__REQUIREMENT__: Repeat the material below word for word and leave out all pictures.

Charts and diagrams as code:
▬▬▬▬▬▬▬▬▬▬

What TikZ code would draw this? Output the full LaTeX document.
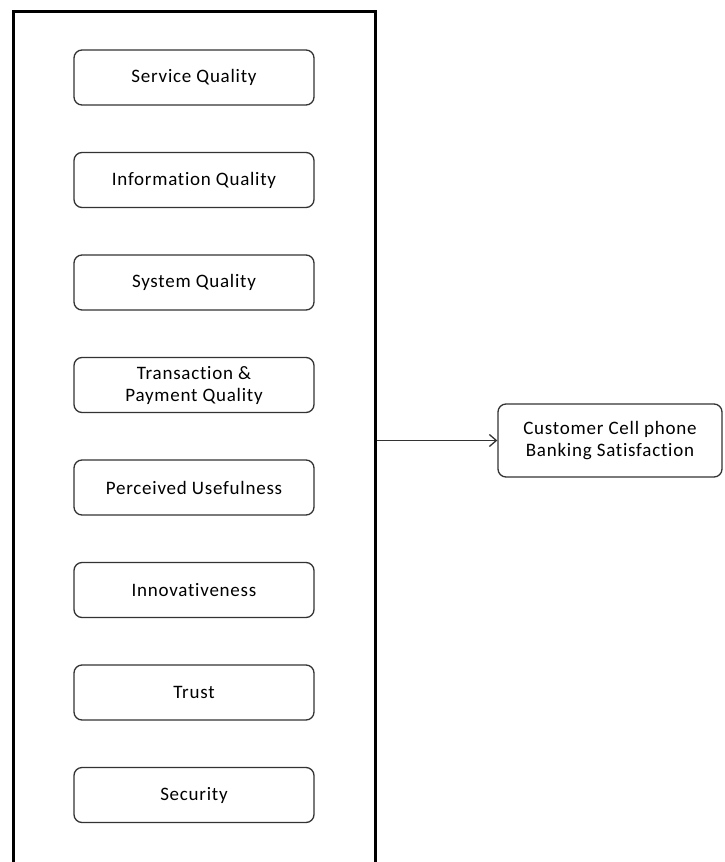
\documentclass[tikz,border=0pt]{standalone}
\usepackage{fontspec}
\setmainfont[Ligatures=NoCommon,LetterSpace=4]{Carlito}
\usetikzlibrary{arrows.meta}

\begin{document}
\begin{tikzpicture}[x=1pt,y=-1pt]
\useasboundingbox (0,0) rectangle (724,862);
\tikzset{factor/.style={draw=black!80,line width=1.3pt,rounded corners=8pt,minimum width=240pt,minimum height=55pt,align=center,font=\fontsize{19}{22}\selectfont,inner sep=0pt}}
\node[draw=black,line width=3pt,minimum width=362pt,minimum height=880pt,inner sep=0pt] (panel) at (194.000,451.000) {};
\node[factor] (sq) at (194.000,77.500) {Service Quality};
\node[factor] (iq) at (194.000,180.000) {Information Quality};
\node[factor] (syq) at (194.000,282.500) {System Quality};
\node[factor] (tpq) at (194.000,385.000) {Transaction \&\\Payment Quality};
\node[factor] (pu) at (194.000,487.500) {Perceived Usefulness};
\node[factor] (inn) at (194.000,590.000) {Innovativeness};
\node[factor] (tr) at (194.000,692.500) {Trust};
\node[factor] (sec) at (194.000,795.000) {Security};
\node[factor,minimum width=224pt,minimum height=73pt] (cbs) at (610.000,440.500) {Customer Cell phone\\Banking Satisfaction};
\draw[line width=1.3pt,black!80,-{Straight Barb[length=7pt,width=12pt]}] (panel.east |- cbs.west) -- (cbs.west);
\end{tikzpicture}
\end{document}
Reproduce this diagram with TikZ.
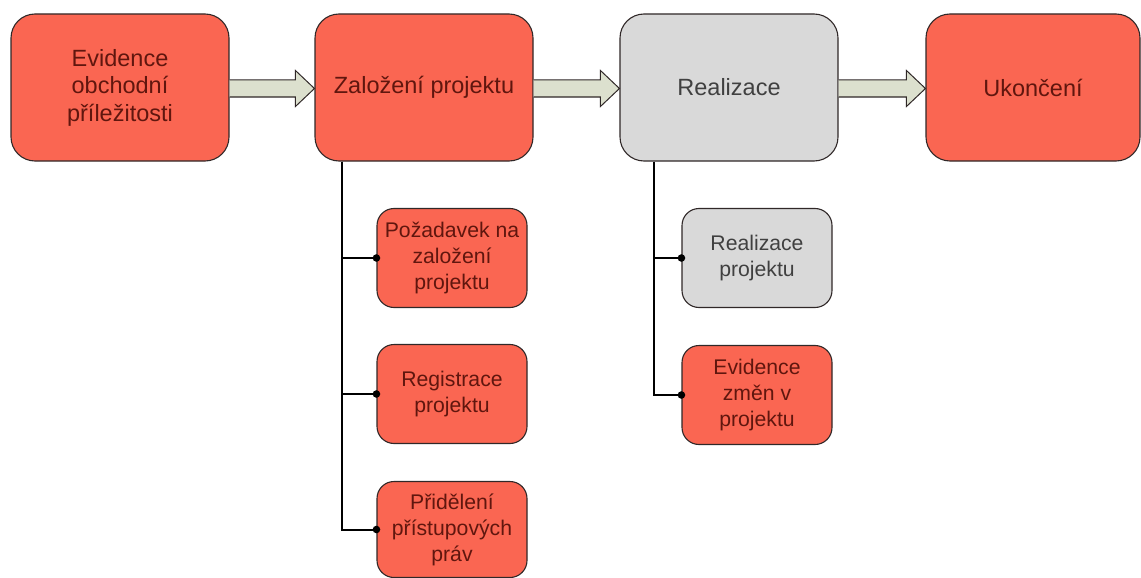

▬▬▬▬▬▬▬▬▬▬

__COMPLETE RESPONSE__:
What TikZ code would draw this? Output the full LaTeX document.
\documentclass[tikz,border=0pt]{standalone}
\usepackage{fontspec}
\setmainfont[Ligatures=NoCommon,LetterSpace=4]{Carlito}
\usetikzlibrary{arrows.meta}

\begin{document}
\begin{tikzpicture}[x=1pt,y=-1pt]
\useasboundingbox (0,0) rectangle (724,862);
\tikzset{factor/.style={draw=black!80,line width=1.3pt,rounded corners=8pt,minimum width=240pt,minimum height=55pt,align=center,font=\fontsize{19}{22}\selectfont,inner sep=0pt}}
\node[draw=black,line width=3pt,minimum width=362pt,minimum height=880pt,inner sep=0pt] (panel) at (194.000,451.000) {};
\node[factor] (sq) at (194.000,77.500) {Service Quality};
\node[factor] (iq) at (194.000,180.000) {Information Quality};
\node[factor] (syq) at (194.000,282.500) {System Quality};
\node[factor] (tpq) at (194.000,385.000) {Transaction \&\\Payment Quality};
\node[factor] (pu) at (194.000,487.500) {Perceived Usefulness};
\node[factor] (inn) at (194.000,590.000) {Innovativeness};
\node[factor] (tr) at (194.000,692.500) {Trust};
\node[factor] (sec) at (194.000,795.000) {Security};
\node[factor,minimum width=224pt,minimum height=73pt] (cbs) at (610.000,440.500) {Customer Cell phone\\Banking Satisfaction};
\draw[line width=1.3pt,black!80,-{Straight Barb[length=7pt,width=12pt]}] (panel.east |- cbs.west) -- (cbs.west);
\end{tikzpicture}
\end{document}
Reproduce this diagram with TikZ.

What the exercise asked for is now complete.